Characterising and understanding fractures, karstification, and surface fissures related to active rifting: processes and implications for geothermal reservoir development
The Dinantian platform carbonates of the Netherlands formed on palaeohighs including the London-Brabant Massif and Krefeld High, separated by intervening deeper basins. From Visean to Namurian times (Mid to Late Mississippian/Early Pennsylvanian), these platforms are believed to have been emergent, leading to widespread fissuring and karstification. Present day permeability within Dinantian carbonates is a function of primary deposition (linked to facies), the natural fracture network, and secondary, diagenetic alteration that can include karstic processes.

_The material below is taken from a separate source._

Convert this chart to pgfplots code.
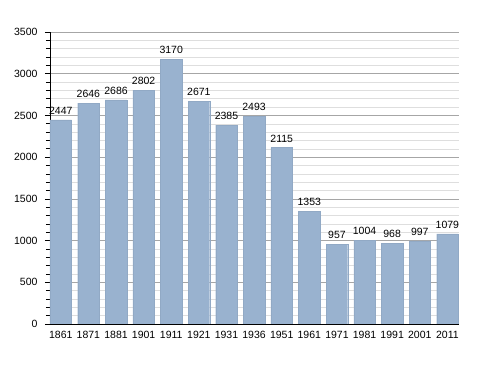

Whilst there are differences in depositional, burial, tectonic and diagenetic histories between the different carbonate highs, fracturing contributes to present-day permeability across all platforms; during karstification, open fractures were used as fluid conduits. Characterising these fractures is important, as they have impacted the development of permeability up to the present day. Understanding the natural fracture network and how this relates to facies and diagenesis should therefore result in better prediction of subsurface fluid flow.
We use several complimentary strategies to predict the key characteristics of fracture systems in the subsurface. Fracture data from carefully chosen analogue outcrops and hydrocarbon fields can be used to derive a conceptual fracture model that describes background fracturing, including genetic links between karst and fractures. Both the choice of analogue and the degree to which it is meaningful to apply any derived insights warrant careful consideration and calibration against known attributes from the target site.
Recent studies of oil fields under development in fractured basement along the Rona Ridge (West of Shetland, UK) have demonstrated that sedimentary infill of open fractures was directly linked to extensional faulting and associated hydrothermal veining during Mesozoic rifting. The open fractures at surface, transition at depth into normal faults. The sediments became entrained in the fluids associated with faulting and were transmitted down hundreds of metres into connected open fracture cavities. These fills also serve to prop the fractures to maintain an open conduit after episodic faulting. A genetic link between faulting at depth and formation of open fractures at surface is supported by analogue modelling of fault zones in carbonates. Since infilled fault-related fractures can closely resemble karstic features at surface, these faulting processes may have direct relevance for the Dinantian platform carbonates on emergent rift shoulders at the edge of the London-Brabant shelf, southern Netherlands.